Thanks a lot for re-posting, feedback like this is always welcome !

> The following patch kinda-sorta deals with this. Remaining
> deficiencies, definite and arguable:
> 
>   - Double-quote pairs other than at the start and end
>     of the value aren't stripped. In other words, the
>     above-mentioned robustness isn't used properly.
>     This is a deficiency.
> 
>   - Isolated double-quotes aren't escaped in any way.
>     There's no clearly-correct way to deal with them,
>     I think, but leaving them as they are means that
>     the problem that prompted me to write this has only
>     been lessened, not entirely fixed. This is a
>     deficiency. Fixing it would substantially complicate
>     the code. Kludging it, for instance by a second pass
>     that simply annihilates double-quotes, would be
>     pretty easy but arguably the Wrong Thing.

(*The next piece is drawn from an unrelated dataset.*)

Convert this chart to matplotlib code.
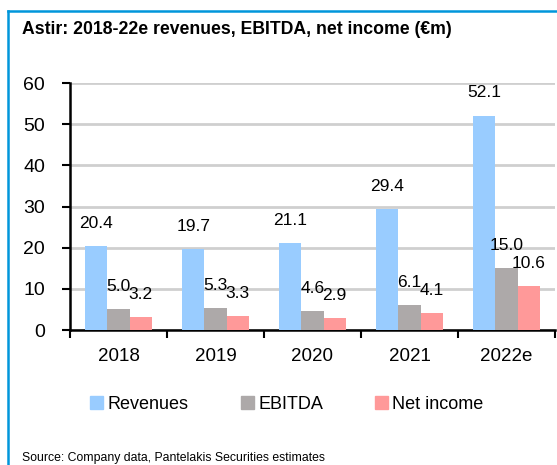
import matplotlib
matplotlib.use("Agg")
import matplotlib.pyplot as plt
from matplotlib.lines import Line2D
from matplotlib.patches import Patch
import numpy as np

years = ["2018", "2019", "2020", "2021", "2022e"]
revenues = [20.4, 19.7, 21.1, 29.4, 52.1]
ebitda = [5.0, 5.3, 4.6, 6.1, 15.0]
net_income = [3.2, 3.3, 2.9, 4.1, 10.6]
series_names = ["Revenues", "EBITDA", "Net income"]
colors = ["#99CCFF", "#ADA9A9", "#FF9999"]
yticks = [0, 10, 20, 30, 40, 50, 60]

plt.rcParams['font.family'] = ['Liberation Sans', 'DejaVu Sans']

fig = plt.figure(figsize=(5.57, 4.65), dpi=100)
ax = fig.add_axes([70/557, 1 - 330/465, 485/557, (330-83)/465])

x = np.arange(len(years))
w = 0.228
offs = [-w, 0, w]
for vals, off, c, name in zip([revenues, ebitda, net_income], offs, colors, series_names):
    bars = ax.bar(x + off, vals, width=w, color=c, label=name, zorder=3)
    for b, v in zip(bars, vals):
        ax.annotate(f"{v:.1f}", (b.get_x() + b.get_width()/2, v), xytext=(0, 11),
                    textcoords="offset points", ha="center", va="bottom", fontsize=12.5, zorder=4)

ax.set_xlim(-0.5, len(years) - 0.5)
ax.set_ylim(0, 60)
ax.set_yticks(yticks)
ax.set_yticklabels([str(t) for t in yticks], fontsize=14)
ax.yaxis.grid(True, color="#CFCFCF", linewidth=2, zorder=0)
ax.set_axisbelow(True)

ax.set_xticks(x)
ax.set_xticklabels(years, fontsize=13.5)
ax.set_xticks(np.arange(len(years) + 1) - 0.5, minor=True)
ax.tick_params(axis="x", which="major", length=0, pad=13)
ax.tick_params(axis="x", which="minor", length=6, width=1.5, direction="out")
ax.tick_params(axis="y", length=6, width=1.5, direction="out", pad=12)

for s in ["top", "right"]:
    ax.spines[s].set_visible(False)
for s in ["left", "bottom"]:
    ax.spines[s].set_linewidth(1.8)

handles = [Patch(color=c) for c in colors]
fig.legend(handles, series_names, loc="center", bbox_to_anchor=(287/557, 1 - 404/465),
           ncol=3, frameon=False, fontsize=13, handlelength=0.7, handleheight=0.7,
           handletextpad=0.25, columnspacing=2.9)

fig.text(22/557, 1 - 30/465, "Astir: 2018-22e revenues, EBITDA, net income (€m)",
         fontsize=12.7, fontweight="bold", ha="left", va="center")
fig.text(22/557, 1 - 458/465, "Source: Company data, Pantelakis Securities estimates",
         fontsize=8.8, ha="left", va="center")

border_c = "#0096DB"
fig.add_artist(Line2D([8/557, 8/557], [0, 1 - 11/465], color=border_c, linewidth=1.8, transform=fig.transFigure))
fig.add_artist(Line2D([8/557, 1], [1 - 11/465, 1 - 11/465], color=border_c, linewidth=1.8, transform=fig.transFigure))

fig.savefig("out.png", dpi=100)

This would be pretty hard to parse properly anyway. Although it should
be the job of the MUA to escape those quotes and encapsulate the whole
filename in double-quotes, I've seen so many d***ss mailers while
working on the multipart decoding that we can't rely on them :)

>   - Escaped characters are left escaped. This is probably
>     a deficiency, but a minor one.

Aren't they supposed to remain escaped ? If they're unescaped, won't
they hurt the AJAX interface too ?

>   - I haven't looked to see whether there are other bits
>     of MIME handling that have the same problem.

I've also fixed a boundary research problem, and it should not suffer
from the same problem ... I hope.

> Applying this patch would certainly be an improvement,
> despite these deficiencies. It might be better to do
> something that goes further, but I shan't attempt to
> do so without some idea of what kind of going-further
> is thought appropriate by the mod_mbox maintainers.

That's a good patch, and working. Thanks for your work and for making
it neat.

Bests,
- Sam
-- 
Maxime Petazzoni (http://www.bulix.org)
 -- gone crazy, back soon. leave message.